What if I told you there’s a trade so massive, so deeply woven into global finance, that when it unwinds, it can crash stock markets from Tokyo to New York in a matter of hours?
Welcome to the yen carry trade.
Here’s How It Works…
You walk into a Japanese bank. They lend you money at basically 0% interest (or even negative rates)
You take the Japanese yen and immediately convert it to dollars, euros, or whatever. Then you invest that money in higher-yielding assets—U.S. Treasury bonds paying 4%, stocks, real estate, Bitcoin, etc.
The difference between what you’re paying (near zero) and what you’re earning (4%+) is your profit.
Free money, right?
But here’s the thing...
The Devil’s in the Exchange Rate
This trade only works if one critical thing stays stable: the yen-to-dollar exchange rate.
Let’s say you borrow 1 million yen when the exchange rate is 150 yen to 1 dollar. You convert it and get $6,667. You invest that in U.S. bonds paying 4%, and you’re making money.
But here’s the kicker...
When it’s time to pay back that loan, you need to convert your dollars BACK into yen. And if the yen has strengthened against the dollar since then, well then you’re up the creek without a paddle.
And now that “free money” trade you had has become a painful loss.
And get this... because EVERYONE is doing this trade (hedge funds, banks, corporations, wealthy investors), when the yen starts strengthening, everyone rushes to close their positions at the same time.
They all sell their assets. Convert back to yen. Pay off loans. Simultaneously.

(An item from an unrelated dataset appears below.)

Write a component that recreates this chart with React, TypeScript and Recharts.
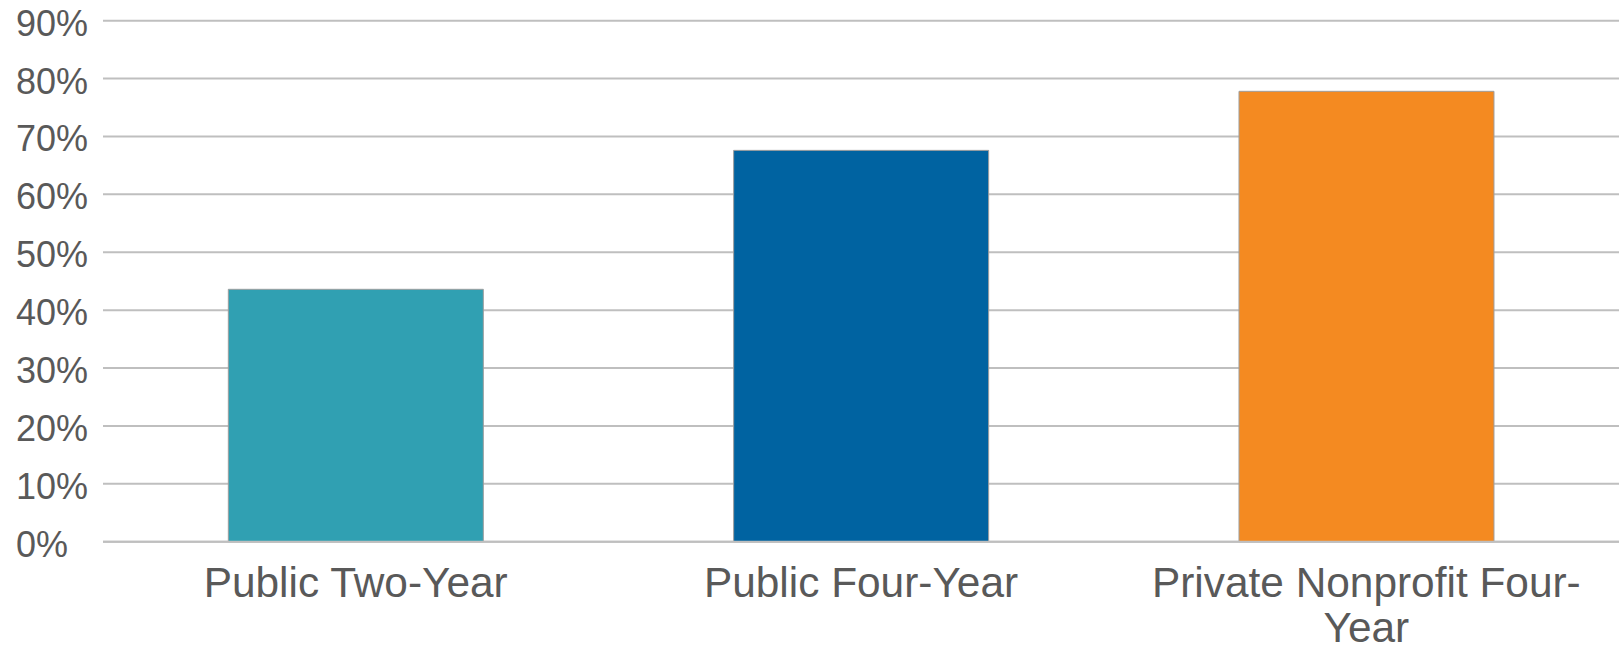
import React from "react";
import { BarChart, Bar, XAxis, YAxis, CartesianGrid, Cell } from "recharts";

const categories = ["Public Two-Year", "Public Four-Year", "Private Nonprofit Four-Year"];
const values = [43.6, 67.6, 77.8];
const colors = ["#30A0B2", "#0063A1", "#F48A21"];
const yTicks = [0, 10, 20, 30, 40, 50, 60, 70, 80, 90];

const data = categories.map((name, i) => ({ name, value: values[i] }));

const FONT = "'Liberation Sans', Arial, sans-serif";
const TEXT = "#595959";
const GRID = "#BFBFBF";

function wrapLabel(label: string): string[] {
  if (label.length > 20) {
    const idx = label.lastIndexOf("-");
    if (idx > 0) return [label.slice(0, idx + 1), label.slice(idx + 1)];
  }
  return [label];
}

const XTick = (props: any) => {
  const { x, y, payload } = props;
  const lines = wrapLabel(String(payload.value));
  return (
    <g>
      {lines.map((l, i) => (
        <text
          key={i}
          x={x}
          y={y + 55 + i * 45}
          textAnchor="middle"
          fontFamily={FONT}
          fontSize={42.4}
          fill={TEXT}
        >
          {l}
        </text>
      ))}
    </g>
  );
};

const YTick = (props: any) => {
  const { y, payload } = props;
  return (
    <text x={16} y={y + 15} textAnchor="start" fontFamily={FONT} fontSize={36} fill={TEXT}>
      {`${payload.value}%`}
    </text>
  );
};

export default function App() {
  return (
    <div style={{ position: "absolute", left: 0, top: 0, background: "#fff" }}>
      <BarChart
        width={1620}
        height={647}
        data={data}
        margin={{ top: 20.7, right: 1, left: 0, bottom: 0 }}
        barCategoryGap="24.8%"
      >
        <CartesianGrid vertical={false} stroke={GRID} strokeWidth={2} />
        <XAxis
          dataKey="name"
          height={105.3}
          tickLine={false}
          tickSize={0}
          tickMargin={0}
          axisLine={{ stroke: GRID, strokeWidth: 2 }}
          tick={<XTick />}
          interval={0}
        />
        <YAxis
          width={103}
          domain={[0, 90]}
          ticks={yTicks}
          axisLine={false}
          tickLine={false}
          tick={<YTick />}
          interval={0}
        />
        <Bar dataKey="value" isAnimationActive={false} stroke="#9E9E9E" strokeWidth={1}>
          {data.map((d, i) => (
            <Cell key={d.name} fill={colors[i]} />
          ))}
        </Bar>
      </BarChart>
    </div>
  );
}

Now estimates are all over the place about how much in funds are wrapped up in the Yen Carry Trade.
The lower end estimates around $1 Trillion and upper ends say $20 Trillion.
What It Looks Like When It Blows Up
In August 2024, the yen carry trade partially unwound. The Bank of Japan hinted at raising interest rates (making yen borrowing more expensive), and the yen strengthened rapidly.
Markets around the world tanked. The Nikkei 225 had its worst day since 1987. U.S. stocks dropped. Bitcoin crashed from $62K to $50K in days.
Why? Because traders were liquidating EVERYTHING to cover their yen positions. Stocks, bonds, crypto—all getting sold for the traders of the world to cover themselves.
Bitcoin and other crypto’s are hit especially hit hard because they provide 24/7 liquidity.
Why Does This Matter?
The yen carry trade has become one of the foundational trades of global finance since 1999, when Japan first dropped its rates to zero.
It’s kept the yen artificially weak (which helps Japanese exports).
While also pumping liquidity into global markets and inflating asset prices from tech stocks to real estate.
So what happens when the Yen parties over?
The Great Unwinding
Right now, the interest rate on the Yen is .5%.
Sounds paltry, until you remember we are talking about trillions of dollars in assets flowing through this one singular trade with rumors that the Bank of Japan is going to be raising rates even higher.
Chances are this will drive the price of other liquid assets down, including Bitcoin and other cryptocurrencies.
So if you’re into Bitcoin or frankly any other type of trading, be ready for that dip.
The Bottom Line
The yen carry trade is essentially borrowing cheap in one country to invest expensive in another, betting that exchange rates stay stable.
When it works, it’s a money printer.
When it doesn’t, it’s a contagion that spreads across every asset class, every market, every continent.
It’s the ultimate reminder that in global finance, everything is connected. And sometimes, the thing that breaks isn’t the obvious risk—it’s the “free money” trade that everyone thought was safe.
The Opportunity
Now whenever the Yen Carry Trade unwinds it’s a big deal.
In fact it wasn’t the largest factor but it was a major contributing factor to the 2008 financial crisis and exacerbated an even bigger issue.
And we just had an unwind of this trade again fairly recently on July 31st, 2024 where after being announced Bitcoin dropped in price 5%. Basically a Tuesday in Bitcoin world.